Mechanistic understanding of Li dendrites growth by in- situ/operando imaging techniques

Abstract

Lithium (Li) metal is the holy grail of anode materials for high energy density batteries. However, safety hazards due to the formation of Li dendrites have prevented their commercialization. This study provides a comprehensive review of the recent works on the mechanisms of Li dendrite formation utilizing in-situ and operando imaging techniques. These multiscale and multimodal techniques include optical imaging, electron microscopy, scanning probe microscopy, X-ray imaging, neutron microscopy and resonance-based imaging techniques. Briefly, optical microscopy enables visualization of Li morphological transitions, and if coupled with a Raman spectrometer, can provide chemical imaging of the Li/electrolyte interface. Electron microscopy and scanning probe imaging offer high spatial resolution enabling near-atomic structural studies of Li dendrites and solid electrolyte interphases.

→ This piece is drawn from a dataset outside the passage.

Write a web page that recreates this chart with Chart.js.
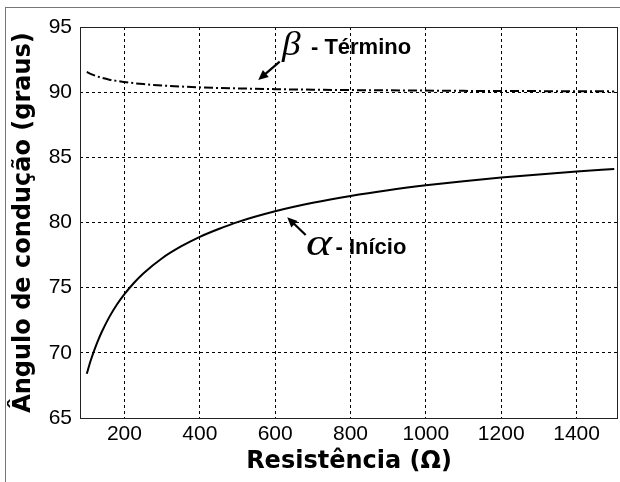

X-ray based techniques offer a high beam penetration depth allowing the study of Li microstructure evolution in large cells. Neutron imaging based on 6Li has higher sensitivity compared to X-ray imaging and can visualize the Li-ion concentration as a function of sample depth, while 7Li nuclear magnetic resonance allows for quantified analysis of Li microstructures and provide chemical and spatial information on Li microstructural growth. Finally, some prospective directions for further utilization of in-situ/operando imaging techniques in Li anode research was proposed.